どういうことかと思ってちょっと調べた所、松野代表選出の具体的な手続きについて記述した以下の記事が見つかった。

http://www.jiji.com/sp/zc?g=pol&k=201505/2015051800689&pa=f
維新の党規約には、任期満了に伴う代表選選出の仕組みはあるが、任期途中で代表が欠けた場合の規定はない。幹事長室会議では「両院議員総会で過半数の賛成により新代表を選出できる」との規定案を急きょ作成。19日午前の執行役員会で了承されれば、同日午後に両院議員懇談会を開催。異論がなければ直ちに両院議員総会に切り替え、新代表選出に着手する方針だ。

そして実際に5/19に両院議員総会で松野氏が選出された。
 
http://www.sankei.com/smp/politics/news/150519/plt1505190038-s.html
 維新の党は19日、国会内で両院議員総会を開き、「大阪都構想」が住民投票で否決されたことを受け代表を辞任した江田憲司氏(59)の後任に、幹事長だった松野頼久氏(54)を選出した。

代表が任期途中で退任した場合の選出方法が規約に無かったというのは驚きだが、それでも冒頭で掲げた判例を類推適用して、この規約追加の有効性を「右規範を有しないときは条理に基づき、適正な手続に則ってされたか否かによって決す」ればよいであろう。

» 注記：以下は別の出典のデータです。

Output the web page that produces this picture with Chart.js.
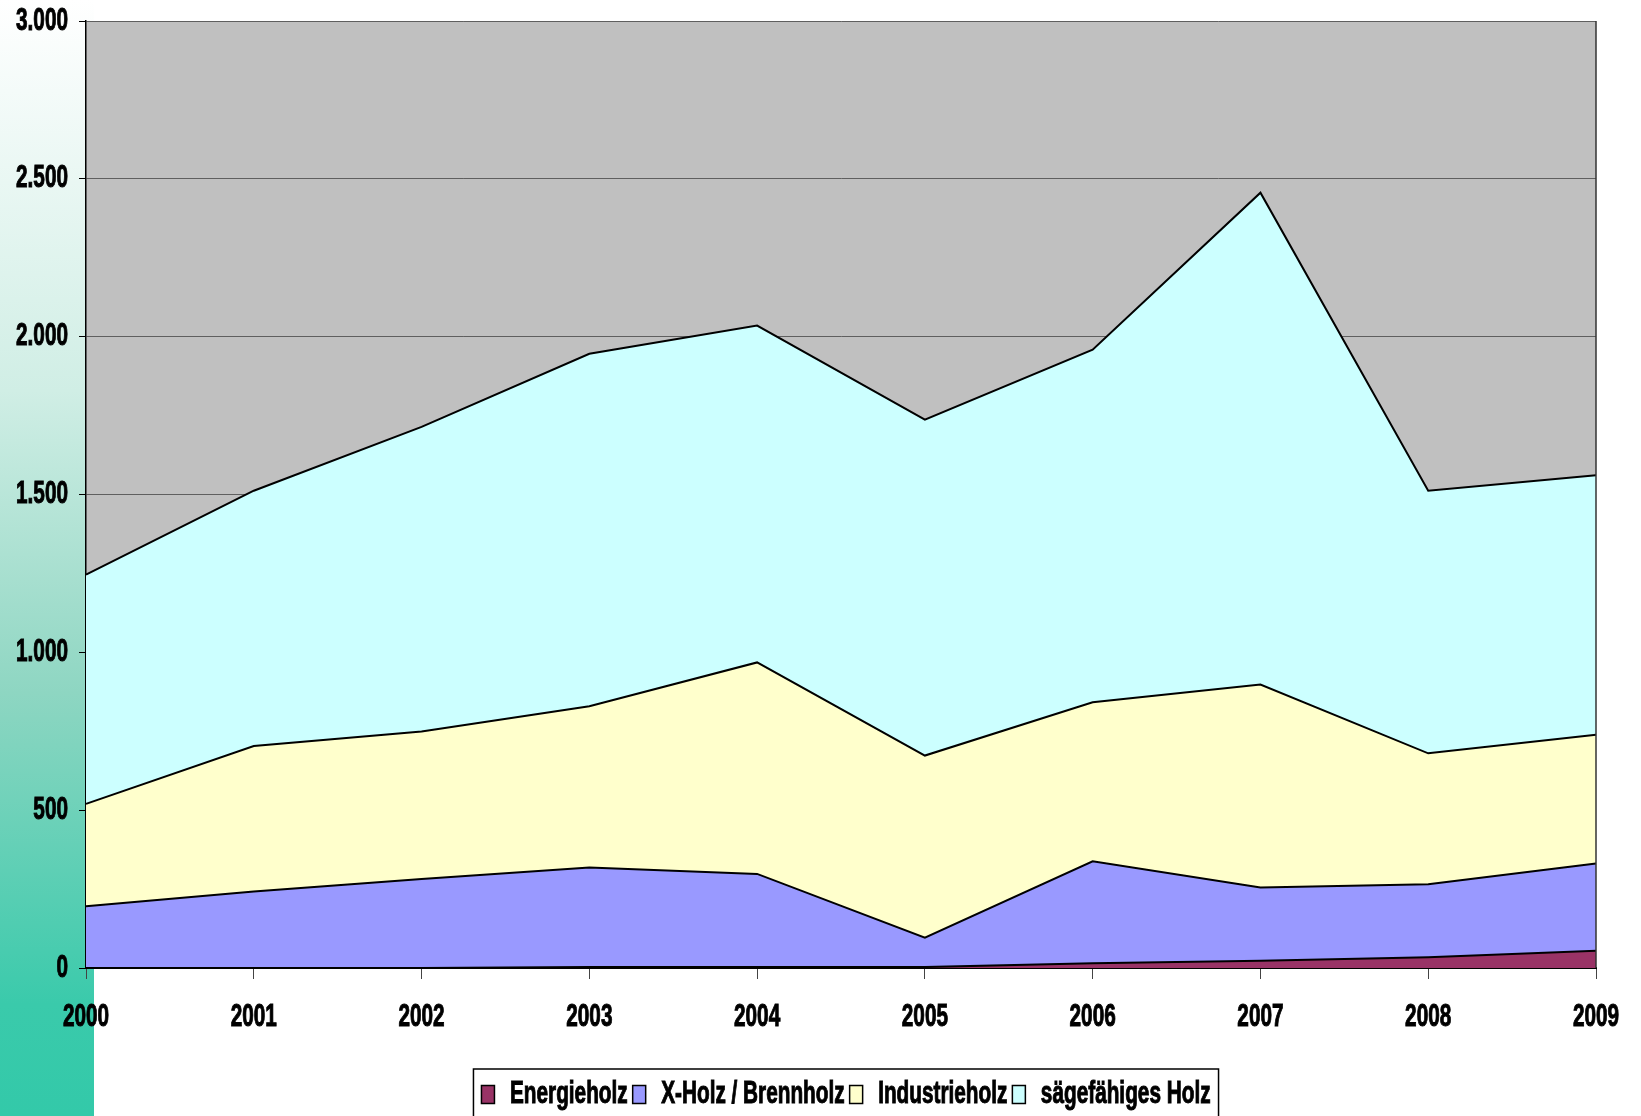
<!DOCTYPE html>
<html>
<head>
<meta charset="utf-8">
<script src="https://cdn.jsdelivr.net/npm/chart.js@4/dist/chart.umd.min.js"></script>
<style>
  html, body { margin: 0; padding: 0; background: #fff; }
  #wrap { width: 1641px; height: 1116px; }
</style>
</head>
<body>
<div id="wrap"><canvas id="holzChart" width="1641" height="1116"></canvas></div>
<script>
const years = ["2000", "2001", "2002", "2003", "2004", "2005", "2006", "2007", "2008", "2009"];

// Werte je Sortiment (gestapelt)
const energieholz   = [0, 0, 0, 3, 3, 3, 15, 23, 34, 55];
const xHolz         = [196, 242, 282, 315, 295, 93, 323, 232, 231, 276];
const industrieholz = [324, 461, 467, 511, 670, 577, 504, 643, 415, 408];
const saegeholz     = [726, 809, 965, 1117, 1067, 1064, 1117, 1558, 832, 822];

const yTicks = [0, 500, 1000, 1500, 2000, 2500, 3000];

const fontFam = "'Liberation Sans', Arial, sans-serif";
// no narrow font installed -> squeeze text horizontally
const squeeze = 0.67;

function fmt(v) {
    return String(v).replace(/\B(?=(\d{3})+(?!\d))/g, '.');
}

// background: left teal strip + grey plot area
const backdrop = {
    id: 'backdrop',
    afterLayout(chart) {
        // legend sits a bit right of centre in the original
        const lg = chart.legend;
        if (!lg) return;
        lg.left += 48;
        lg.right += 48;
        lg.top += 4;
        lg.bottom += 4;
    },
    beforeDraw(chart) {
        const ctx = chart.ctx;
        const a = chart.chartArea;
        ctx.save();
        ctx.fillStyle = '#ffffff';
        ctx.fillRect(0, 0, chart.width, chart.height);
        const g = ctx.createLinearGradient(0, 0, 0, chart.height);
        g.addColorStop(0, '#ffffff');
        g.addColorStop(0.35, '#d0eee5');
        g.addColorStop(0.62, '#8ed6c2');
        g.addColorStop(0.9, '#3acaab');
        g.addColorStop(1, '#33c9a9');
        ctx.fillStyle = g;
        ctx.fillRect(0, 0, 94, chart.height);
        ctx.fillStyle = '#c0c0c0';
        ctx.fillRect(a.left, a.top, a.right - a.left, a.bottom - a.top);
        ctx.restore();
    },
    afterDatasetsDraw(chart) {
        const ctx = chart.ctx;
        const a = chart.chartArea;
        ctx.save();
        ctx.strokeStyle = '#333';
        ctx.lineWidth = 1.5;
        ctx.beginPath();
        ctx.moveTo(a.right, a.top);
        ctx.lineTo(a.right, a.bottom);
        ctx.stroke();
        ctx.restore();
    },
    afterDraw(chart) {
        const lg = chart.legend;
        if (!lg || !lg.legendHitBoxes.length) return;
        const hb = lg.legendHitBoxes;
        const left = Math.min(...hb.map(h => h.left)) - 8;
        const right = Math.max(...hb.map(h => h.left + h.width)) + 8;
        const top = hb[0].top - 10;
        const ctx = chart.ctx;
        ctx.save();
        ctx.strokeStyle = '#000';
        ctx.lineWidth = 1.5;
        ctx.strokeRect(left, top, right - left, chart.height - top + 5);
        ctx.restore();
    }
};

const ctx = document.getElementById('holzChart').getContext('2d');

const rawFill = ctx.fillText.bind(ctx);
const rawStroke = ctx.strokeText.bind(ctx);
const rawMeasure = ctx.measureText.bind(ctx);
ctx.fillText = function (t, x, y) {
    ctx.save();
    ctx.translate(x, y);
    ctx.scale(squeeze, 1);
    rawFill(t, 0, 0);
    // a little extra weight, like the original heavy narrow font
    ctx.lineWidth = 1;
    ctx.strokeStyle = ctx.fillStyle;
    rawStroke(t, 0, 0);
    ctx.restore();
};
ctx.measureText = function (t) {
    const m = rawMeasure(t);
    return {
        width: m.width * squeeze,
        actualBoundingBoxAscent: m.actualBoundingBoxAscent,
        actualBoundingBoxDescent: m.actualBoundingBoxDescent,
        actualBoundingBoxLeft: m.actualBoundingBoxLeft * squeeze,
        actualBoundingBoxRight: m.actualBoundingBoxRight * squeeze
    };
};

new Chart(ctx, {
    type: 'line',
    data: {
        labels: years,
        datasets: [{
            label: 'Energieholz',
            data: energieholz,
            backgroundColor: '#993366',
            fill: 'origin'
        }, {
            label: 'X-Holz / Brennholz',
            data: xHolz,
            backgroundColor: '#9999ff',
            fill: '-1'
        }, {
            label: 'Industrieholz',
            data: industrieholz,
            backgroundColor: '#ffffcc',
            fill: '-1'
        }, {
            label: 'sägefähiges Holz',
            data: saegeholz,
            backgroundColor: '#ccffff',
            fill: '-1'
        }]
    },
    options: {
        responsive: false,
        devicePixelRatio: 1,
        animation: false,
        layout: {
            padding: { left: 0, right: 45, top: 21, bottom: 0 }
        },
        elements: {
            line: { borderColor: '#000', borderWidth: 2, tension: 0 },
            point: { radius: 0 }
        },
        plugins: {
            tooltip: { enabled: false },
            legend: {
                position: 'bottom',
                labels: {
                    color: '#000',
                    font: { family: fontFam, size: 31, weight: 'bold' },
                    boxWidth: 13,
                    boxHeight: 18,
                    padding: 5,
                    generateLabels(chart) {
                        return chart.data.datasets.map((ds, i) => ({
                            text: ds.label,
                            fillStyle: ds.backgroundColor,
                            strokeStyle: '#000',
                            lineWidth: 1.5,
                            datasetIndex: i
                        }));
                    }
                }
            }
        },
        scales: {
            x: {
                offset: false,
                grid: {
                    drawOnChartArea: false,
                    drawTicks: true,
                    tickLength: 11,
                    tickColor: '#444'
                },
                border: { color: '#000', width: 2 },
                ticks: {
                    color: '#000',
                    padding: 20,
                    maxRotation: 0,
                    font: { family: fontFam, size: 31, weight: 'bold' }
                },
                afterFit(scale) {
                    const lh = scale.chart.legend ? scale.chart.legend.height : 0;
                    scale.height = scale.chart.height - 968 - lh;
                    scale.paddingLeft = 0;
                    scale.paddingRight = 0;
                }
            },
            y: {
                stacked: true,
                min: 0,
                max: 3000,
                afterBuildTicks(scale) {
                    scale.ticks = yTicks.map(v => ({ value: v }));
                },
                grid: {
                    color: '#5f5f5f',
                    lineWidth: 1,
                    drawTicks: true,
                    tickLength: 7,
                    tickColor: '#000'
                },
                border: { color: '#000', width: 1.5 },
                ticks: {
                    color: '#000',
                    padding: 11,
                    font: { family: fontFam, size: 31, weight: 'bold' },
                    callback: v => fmt(v)
                },
                afterFit(scale) {
                    scale.width = 86;
                    scale.paddingTop = 0;
                    scale.paddingBottom = 0;
                }
            }
        }
    },
    plugins: [backdrop]
});
</script>
</body>
</html>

すなわち、任期途中で代表が欠いた場合に両院議員総会で過半数の賛成により新代表を選出できるという規定を、規約第7条第3項に基づき5月時点の執行役員会が追加したわけだが、この新規定やこれを追加した経緯は、公序良俗や条理に反しない以上、当然に有効である。

代表の任期についての別角度からの検討
維新の規約には以下の文言もある。

第8条第3項
代表の任期は、就任から3年後の9月末日までとし、重ねて就任することができるものとする。

松野氏が代表に就任したのは2015年の5月であり、就任当初、氏の任期は同年の9月までと発表されていた。しかし、この発表に関して規約やその他規則等に明文の規定がない場合は、執行役員会が代表選延期を決定した後に上記の規約第8条が補充適用され、最長2018年9月末まで代表の任期が延びるとも解釈できる。

松野氏が選出された時に適用された代表選挙規則やその他の細則の文書がネットでは見つからなかったので、詳細は不明だが、もしも任期についての規則が明文で定められていなかったとすると、上述の2018年まで任期が延びるという解釈も可能ではないだろうか。